=== Goal ===
Print every line of the listing exactly, please.

=== Data excerpt ===
------------------------------------------------------------------------

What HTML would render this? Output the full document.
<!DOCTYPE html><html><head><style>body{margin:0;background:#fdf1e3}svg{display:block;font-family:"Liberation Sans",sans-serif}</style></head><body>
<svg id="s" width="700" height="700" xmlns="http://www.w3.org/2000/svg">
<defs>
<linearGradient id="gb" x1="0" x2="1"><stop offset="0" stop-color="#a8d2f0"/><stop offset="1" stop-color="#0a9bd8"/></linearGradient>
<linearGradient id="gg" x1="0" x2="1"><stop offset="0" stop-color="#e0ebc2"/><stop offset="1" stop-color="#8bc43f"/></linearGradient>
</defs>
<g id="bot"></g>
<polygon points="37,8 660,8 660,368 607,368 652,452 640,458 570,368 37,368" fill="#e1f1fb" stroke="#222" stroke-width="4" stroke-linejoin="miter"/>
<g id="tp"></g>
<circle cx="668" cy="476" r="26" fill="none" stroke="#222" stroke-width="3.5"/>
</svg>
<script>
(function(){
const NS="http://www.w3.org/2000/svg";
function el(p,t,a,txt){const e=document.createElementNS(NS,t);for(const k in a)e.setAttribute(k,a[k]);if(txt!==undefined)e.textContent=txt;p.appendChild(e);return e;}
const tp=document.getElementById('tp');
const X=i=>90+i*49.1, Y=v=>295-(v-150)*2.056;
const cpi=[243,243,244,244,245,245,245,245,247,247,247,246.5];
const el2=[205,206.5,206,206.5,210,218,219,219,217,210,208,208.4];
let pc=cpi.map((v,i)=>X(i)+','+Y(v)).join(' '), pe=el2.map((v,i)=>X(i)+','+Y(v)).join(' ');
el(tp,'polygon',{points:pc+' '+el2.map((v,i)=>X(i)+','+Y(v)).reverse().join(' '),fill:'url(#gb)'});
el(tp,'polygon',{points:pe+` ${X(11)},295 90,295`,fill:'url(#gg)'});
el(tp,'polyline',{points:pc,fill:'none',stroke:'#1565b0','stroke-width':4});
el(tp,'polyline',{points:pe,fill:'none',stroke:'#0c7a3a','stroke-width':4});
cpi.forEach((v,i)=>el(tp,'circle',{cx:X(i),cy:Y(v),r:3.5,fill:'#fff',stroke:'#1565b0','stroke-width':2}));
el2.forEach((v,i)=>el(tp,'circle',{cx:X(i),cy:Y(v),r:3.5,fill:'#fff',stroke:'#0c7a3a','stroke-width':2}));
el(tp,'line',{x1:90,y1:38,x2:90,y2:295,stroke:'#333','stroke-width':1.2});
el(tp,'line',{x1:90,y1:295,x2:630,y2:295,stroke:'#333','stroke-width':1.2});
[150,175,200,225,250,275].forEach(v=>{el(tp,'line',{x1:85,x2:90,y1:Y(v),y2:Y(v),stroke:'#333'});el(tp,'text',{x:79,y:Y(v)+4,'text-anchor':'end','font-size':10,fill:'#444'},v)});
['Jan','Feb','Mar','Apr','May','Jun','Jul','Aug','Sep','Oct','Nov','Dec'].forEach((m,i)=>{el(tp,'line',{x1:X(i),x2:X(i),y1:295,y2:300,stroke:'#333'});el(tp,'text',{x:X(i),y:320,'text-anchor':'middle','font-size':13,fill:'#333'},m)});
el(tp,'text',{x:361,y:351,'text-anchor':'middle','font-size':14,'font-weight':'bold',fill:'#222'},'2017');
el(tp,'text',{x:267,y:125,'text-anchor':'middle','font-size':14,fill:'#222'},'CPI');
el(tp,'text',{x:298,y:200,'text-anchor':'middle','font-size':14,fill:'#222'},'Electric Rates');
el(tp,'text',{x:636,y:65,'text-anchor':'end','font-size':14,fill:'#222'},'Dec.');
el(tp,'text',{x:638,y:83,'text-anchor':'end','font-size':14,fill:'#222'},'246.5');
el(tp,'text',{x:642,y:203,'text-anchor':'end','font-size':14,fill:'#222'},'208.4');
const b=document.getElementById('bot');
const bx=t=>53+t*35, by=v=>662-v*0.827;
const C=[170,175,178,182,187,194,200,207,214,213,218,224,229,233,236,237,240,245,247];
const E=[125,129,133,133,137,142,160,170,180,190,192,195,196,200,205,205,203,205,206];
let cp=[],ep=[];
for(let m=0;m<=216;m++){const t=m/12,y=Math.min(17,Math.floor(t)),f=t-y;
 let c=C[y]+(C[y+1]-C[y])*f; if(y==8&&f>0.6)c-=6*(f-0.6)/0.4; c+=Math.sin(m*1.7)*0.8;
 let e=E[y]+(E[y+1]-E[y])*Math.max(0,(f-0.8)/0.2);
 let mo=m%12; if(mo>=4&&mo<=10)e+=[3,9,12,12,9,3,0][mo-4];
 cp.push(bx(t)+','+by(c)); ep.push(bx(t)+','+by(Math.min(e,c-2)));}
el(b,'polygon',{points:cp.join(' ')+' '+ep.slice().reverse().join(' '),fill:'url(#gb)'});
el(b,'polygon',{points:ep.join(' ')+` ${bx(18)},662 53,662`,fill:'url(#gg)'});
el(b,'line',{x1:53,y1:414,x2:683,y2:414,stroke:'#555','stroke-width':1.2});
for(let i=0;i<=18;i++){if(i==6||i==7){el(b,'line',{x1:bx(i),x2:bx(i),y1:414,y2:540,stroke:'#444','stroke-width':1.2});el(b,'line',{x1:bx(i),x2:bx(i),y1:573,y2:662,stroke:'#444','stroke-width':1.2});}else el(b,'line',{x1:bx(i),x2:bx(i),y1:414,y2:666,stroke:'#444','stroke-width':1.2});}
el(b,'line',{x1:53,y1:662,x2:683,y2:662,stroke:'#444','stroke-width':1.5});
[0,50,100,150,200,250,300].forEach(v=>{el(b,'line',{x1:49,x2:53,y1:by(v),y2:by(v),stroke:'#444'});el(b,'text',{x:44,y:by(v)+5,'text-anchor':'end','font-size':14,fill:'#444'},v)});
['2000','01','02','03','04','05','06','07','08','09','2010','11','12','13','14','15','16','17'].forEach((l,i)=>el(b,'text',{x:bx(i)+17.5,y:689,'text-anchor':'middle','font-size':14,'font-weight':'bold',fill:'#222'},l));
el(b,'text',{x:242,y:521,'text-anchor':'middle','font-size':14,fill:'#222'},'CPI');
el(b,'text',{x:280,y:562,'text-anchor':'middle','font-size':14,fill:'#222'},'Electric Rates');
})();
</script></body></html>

------------------------------------------------------------------------

=== Solution to this problem ===
What HTML would render this? Output the full document.
<!DOCTYPE html><html><head><style>body{margin:0;background:#fdf1e3}svg{display:block;font-family:"Liberation Sans",sans-serif}</style></head><body>
<svg id="s" width="700" height="700" xmlns="http://www.w3.org/2000/svg">
<defs>
<linearGradient id="gb" x1="0" x2="1"><stop offset="0" stop-color="#a8d2f0"/><stop offset="1" stop-color="#0a9bd8"/></linearGradient>
<linearGradient id="gg" x1="0" x2="1"><stop offset="0" stop-color="#e0ebc2"/><stop offset="1" stop-color="#8bc43f"/></linearGradient>
</defs>
<g id="bot"></g>
<polygon points="37,8 660,8 660,368 607,368 652,452 640,458 570,368 37,368" fill="#e1f1fb" stroke="#222" stroke-width="4" stroke-linejoin="miter"/>
<g id="tp"></g>
<circle cx="668" cy="476" r="26" fill="none" stroke="#222" stroke-width="3.5"/>
</svg>
<script>
(function(){
const NS="http://www.w3.org/2000/svg";
function el(p,t,a,txt){const e=document.createElementNS(NS,t);for(const k in a)e.setAttribute(k,a[k]);if(txt!==undefined)e.textContent=txt;p.appendChild(e);return e;}
const tp=document.getElementById('tp');
const X=i=>90+i*49.1, Y=v=>295-(v-150)*2.056;
const cpi=[243,243,244,244,245,245,245,245,247,247,247,246.5];
const el2=[205,206.5,206,206.5,210,218,219,219,217,210,208,208.4];
let pc=cpi.map((v,i)=>X(i)+','+Y(v)).join(' '), pe=el2.map((v,i)=>X(i)+','+Y(v)).join(' ');
el(tp,'polygon',{points:pc+' '+el2.map((v,i)=>X(i)+','+Y(v)).reverse().join(' '),fill:'url(#gb)'});
el(tp,'polygon',{points:pe+` ${X(11)},295 90,295`,fill:'url(#gg)'});
el(tp,'polyline',{points:pc,fill:'none',stroke:'#1565b0','stroke-width':4});
el(tp,'polyline',{points:pe,fill:'none',stroke:'#0c7a3a','stroke-width':4});
cpi.forEach((v,i)=>el(tp,'circle',{cx:X(i),cy:Y(v),r:3.5,fill:'#fff',stroke:'#1565b0','stroke-width':2}));
el2.forEach((v,i)=>el(tp,'circle',{cx:X(i),cy:Y(v),r:3.5,fill:'#fff',stroke:'#0c7a3a','stroke-width':2}));
el(tp,'line',{x1:90,y1:38,x2:90,y2:295,stroke:'#333','stroke-width':1.2});
el(tp,'line',{x1:90,y1:295,x2:630,y2:295,stroke:'#333','stroke-width':1.2});
[150,175,200,225,250,275].forEach(v=>{el(tp,'line',{x1:85,x2:90,y1:Y(v),y2:Y(v),stroke:'#333'});el(tp,'text',{x:79,y:Y(v)+4,'text-anchor':'end','font-size':10,fill:'#444'},v)});
['Jan','Feb','Mar','Apr','May','Jun','Jul','Aug','Sep','Oct','Nov','Dec'].forEach((m,i)=>{el(tp,'line',{x1:X(i),x2:X(i),y1:295,y2:300,stroke:'#333'});el(tp,'text',{x:X(i),y:320,'text-anchor':'middle','font-size':13,fill:'#333'},m)});
el(tp,'text',{x:361,y:351,'text-anchor':'middle','font-size':14,'font-weight':'bold',fill:'#222'},'2017');
el(tp,'text',{x:267,y:125,'text-anchor':'middle','font-size':14,fill:'#222'},'CPI');
el(tp,'text',{x:298,y:200,'text-anchor':'middle','font-size':14,fill:'#222'},'Electric Rates');
el(tp,'text',{x:636,y:65,'text-anchor':'end','font-size':14,fill:'#222'},'Dec.');
el(tp,'text',{x:638,y:83,'text-anchor':'end','font-size':14,fill:'#222'},'246.5');
el(tp,'text',{x:642,y:203,'text-anchor':'end','font-size':14,fill:'#222'},'208.4');
const b=document.getElementById('bot');
const bx=t=>53+t*35, by=v=>662-v*0.827;
const C=[170,175,178,182,187,194,200,207,214,213,218,224,229,233,236,237,240,245,247];
const E=[125,129,133,133,137,142,160,170,180,190,192,195,196,200,205,205,203,205,206];
let cp=[],ep=[];
for(let m=0;m<=216;m++){const t=m/12,y=Math.min(17,Math.floor(t)),f=t-y;
 let c=C[y]+(C[y+1]-C[y])*f; if(y==8&&f>0.6)c-=6*(f-0.6)/0.4; c+=Math.sin(m*1.7)*0.8;
 let e=E[y]+(E[y+1]-E[y])*Math.max(0,(f-0.8)/0.2);
 let mo=m%12; if(mo>=4&&mo<=10)e+=[3,9,12,12,9,3,0][mo-4];
 cp.push(bx(t)+','+by(c)); ep.push(bx(t)+','+by(Math.min(e,c-2)));}
el(b,'polygon',{points:cp.join(' ')+' '+ep.slice().reverse().join(' '),fill:'url(#gb)'});
el(b,'polygon',{points:ep.join(' ')+` ${bx(18)},662 53,662`,fill:'url(#gg)'});
el(b,'line',{x1:53,y1:414,x2:683,y2:414,stroke:'#555','stroke-width':1.2});
for(let i=0;i<=18;i++){if(i==6||i==7){el(b,'line',{x1:bx(i),x2:bx(i),y1:414,y2:540,stroke:'#444','stroke-width':1.2});el(b,'line',{x1:bx(i),x2:bx(i),y1:573,y2:662,stroke:'#444','stroke-width':1.2});}else el(b,'line',{x1:bx(i),x2:bx(i),y1:414,y2:666,stroke:'#444','stroke-width':1.2});}
el(b,'line',{x1:53,y1:662,x2:683,y2:662,stroke:'#444','stroke-width':1.5});
[0,50,100,150,200,250,300].forEach(v=>{el(b,'line',{x1:49,x2:53,y1:by(v),y2:by(v),stroke:'#444'});el(b,'text',{x:44,y:by(v)+5,'text-anchor':'end','font-size':14,fill:'#444'},v)});
['2000','01','02','03','04','05','06','07','08','09','2010','11','12','13','14','15','16','17'].forEach((l,i)=>el(b,'text',{x:bx(i)+17.5,y:689,'text-anchor':'middle','font-size':14,'font-weight':'bold',fill:'#222'},l));
el(b,'text',{x:242,y:521,'text-anchor':'middle','font-size':14,fill:'#222'},'CPI');
el(b,'text',{x:280,y:562,'text-anchor':'middle','font-size':14,fill:'#222'},'Electric Rates');
})();
</script></body></html>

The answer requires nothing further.